Scientists define flash floods by how quickly they develop, not by how high the water rises. This is why even shallow water moving at high speed can be more dangerous than larger, slower floods. A fast-moving 30-centimeter stream can sweep away a car. A one-meter rise can move boulders. And all this can happen in less time than it takes to brew your morning coffee.
🌩️ The Primary Causes of Flash Floods
Flash floods might seem chaotic, but their causes follow clear natural principles. Here are the main forces that shape them:
1. Intense, Short-Duration Rainfall
This is the star of the show. When clouds release massive amounts of rain over a short period, the ground simply cannot drink it fast enough.
• Dry soil from drought repels rainwater like a waxed surface.
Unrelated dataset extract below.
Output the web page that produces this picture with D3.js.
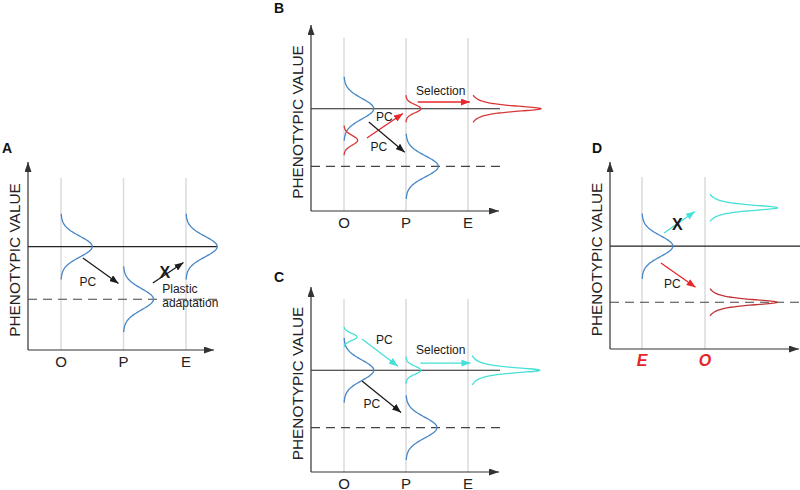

• Urban surfaces like concrete force water to run off instead of soaking in.
• Steep terrain acts like a slide, speeding water downhill.
This combination forms rivers of water even where rivers do not usually exist.
2. Thunderstorms and Convective Storms
Large thunderstorms can sit over one area for too long, dropping rainfall so intense it overloads the land. These storms can unleash rainfall capable of causing flash floods in mountainous areas, deserts, and even major cities.
3. Dam or Levee Failure
Whether due to structural weakness or overwhelming pressure, a failed dam releases an enormous volume of water instantly. These events can be catastrophic, as seen in past disasters across Asia, Europe, and South America. A single structural failure can release the equivalent of months of rainfall in seconds.
4. Ice Jams and Snowmelt
In cold regions, melting snow and ice can block rivers. When these natural dams suddenly burst, they release torrents capable of sweeping through communities downstream.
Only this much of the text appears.